Czesi Premier powiedział, że głównymi problemami stanowią nadal wysokość rekompensaty finansowej i długość nadzoru sądowego nad przestrzeganiem porozumienia. – Nie jesteśmy w stanie podpisać umowy. Negocjacje będą kontynuowane. Poszukamy rozwiązania prawdopodobnie z udziałem premierów obu krajów – powiedział czeski premier
Projekt umowy za którym optuje czeski rząd, zakłada rekompensatę dla Pragi w wysokości 50 mln euro za szkody spowodowane w wyniku działalność kopalni. Polska oferuje 40 mln euro. Spór toczy się również o czeskie żądanie dziesięcioletniego nadzoru sądowego. Polska mówi o dwóch latach.
–To sprawy, które są nadal otwarte, w których nie ma porozumienia między czeską a polską stroną –powiedział Fiala.

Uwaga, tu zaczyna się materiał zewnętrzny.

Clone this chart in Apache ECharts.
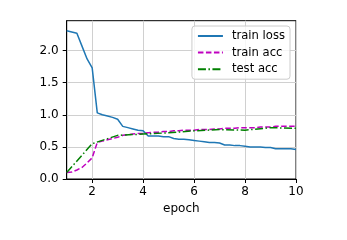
<!DOCTYPE html>
<html>
<head>
<meta charset="utf-8">
<script src="https://cdn.jsdelivr.net/npm/echarts@6/dist/echarts.min.js"></script>
<style>html,body{margin:0;padding:0;background:#fff;}#c{width:347px;height:240px;}</style>
</head>
<body>
<div id="c"></div>
<script>
const trainX = [1.0,1.2,1.4,1.6,1.8,2.0,2.2,2.4,2.6,2.8,3.0,3.2,3.4,3.6,3.8,4.0,4.2,4.4,4.6,4.8,5.0,5.2,5.4,5.6,5.8,6.0,6.2,6.4,6.6,6.8,7.0,7.2,7.4,7.6,7.8,8.0,8.2,8.4,8.6,8.8,9.0,9.2,9.4,9.6,9.8,10.0];
const trainLoss = [2.31,2.29,2.27,2.07,1.87,1.73,1.03,1.00,0.98,0.96,0.93,0.82,0.80,0.78,0.76,0.75,0.67,0.67,0.67,0.66,0.66,0.63,0.62,0.62,0.61,0.60,0.59,0.58,0.57,0.57,0.56,0.53,0.53,0.52,0.52,0.51,0.50,0.50,0.50,0.49,0.49,0.47,0.47,0.47,0.47,0.46];
const trainAcc = [0.10,0.11,0.14,0.18,0.25,0.33,0.57,0.59,0.61,0.63,0.65,0.68,0.69,0.70,0.71,0.71,0.72,0.73,0.73,0.74,0.74,0.75,0.75,0.76,0.76,0.76,0.77,0.77,0.77,0.78,0.78,0.79,0.79,0.79,0.80,0.80,0.80,0.80,0.81,0.81,0.81,0.82,0.82,0.82,0.82,0.82];
const testX = [1,2,3,4,5,6,7,8,9,10];
const testAcc = [0.10,0.55,0.68,0.70,0.72,0.75,0.77,0.76,0.80,0.79];
const xTicks = [2,4,6,8,10];
const yTicks = [0,0.5,1.0,1.5,2.0];
const seriesNames = ['train loss','train acc','test acc'];

const font = 'DejaVu Sans';
const pair = (xs, ys) => xs.map((x, i) => [x, ys[i]]);
const chart = echarts.init(document.getElementById('c'), null, {renderer: 'canvas'});
chart.setOption({
  animation: false,
  backgroundColor: '#fff',
  grid: {left: 66.7, right: 51, top: 20.7, bottom: 61, show: true, borderColor: '#000', borderWidth: 1, backgroundColor: 'transparent'},
  xAxis: {
    type: 'value', min: 1, max: 10,
    name: 'epoch', nameLocation: 'middle', nameGap: 23,
    nameTextStyle: {fontFamily: font, fontSize: 12, color: '#000'},
    axisLine: {show: true, lineStyle: {color: '#000', width: 1}},
    axisTick: {show: true, length: 4, inside: false, customValues: xTicks, lineStyle: {color: '#000'}},
    axisLabel: {customValues: xTicks, fontFamily: font, fontSize: 12, color: '#000', margin: 6.5},
    splitLine: {show: true, lineStyle: {color: '#d0d0d0', width: 1}}
  },
  yAxis: {
    type: 'value', min: 0, max: 2.466,
    axisLine: {show: true, lineStyle: {color: '#000', width: 1}},
    axisTick: {show: true, length: 4, customValues: yTicks, lineStyle: {color: '#000'}},
    axisLabel: {customValues: yTicks, fontFamily: font, fontSize: 12, color: '#000', margin: 8, formatter: v => v.toFixed(1)},
    splitLine: {show: true, lineStyle: {color: '#d0d0d0', width: 1}}
  },
  legend: {
    orient: 'vertical', right: 57, top: 26,
    data: seriesNames,
    itemWidth: 25, itemHeight: 14, itemGap: 4.6,
    padding: [4, 5, 4, 5],
    backgroundColor: 'rgba(255,255,255,0.8)',
    borderColor: '#cccccc', borderWidth: 1, borderRadius: 3,
    itemStyle: {opacity: 0},
    textStyle: {fontFamily: font, fontSize: 11.6, color: '#000', padding: [0, 0, 0, 4]}
  },
  series: [
    {name: seriesNames[0], type: 'line', data: pair(trainX, trainLoss), showSymbol: false, symbol: 'none', color: '#1f77b4', lineStyle: {width: 1.5, color: '#1f77b4'}, clip: true},
    {name: seriesNames[1], type: 'line', data: pair(trainX, trainAcc), showSymbol: false, symbol: 'none', color: '#bf00bf', lineStyle: {width: 1.5, color: '#bf00bf', type: [5.5, 2.5]}, clip: true},
    {name: seriesNames[2], type: 'line', data: pair(testX, testAcc), showSymbol: false, symbol: 'none', color: '#008000', lineStyle: {width: 1.5, color: '#008000', type: [8, 2.5, 1.5, 2.5]}, clip: true}
  ]
});
</script>
</body>
</html>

Polsko-czeskie rozmowy dotyczące kopalni węgla brunatnego "Turów" rozpoczęły się w maju 2021 roku. W lutym czeska strona wniosła do Trybunału Sprawiedliwości UE skargę przeciwko Polsce w sprawie rozbudowy kopalni. TSUE domaga się zastosowania tzw. środka tymczasowego, czyli nakazu wstrzymania wydobycia do czasu rozstrzygnięcia postępowania. 20 września TSUE nałożył na Polskę karę 500 tys. euro dziennie za niewdrożenie środka tymczasowego i niezaprzestanie wydobycia węgla brunatnego w kopalni. Polski rząd deklaruje, że płacić kary nie zamierza. Opinia rzecznika generalnego Trybunału ma zostać ogłoszona 3 lutego.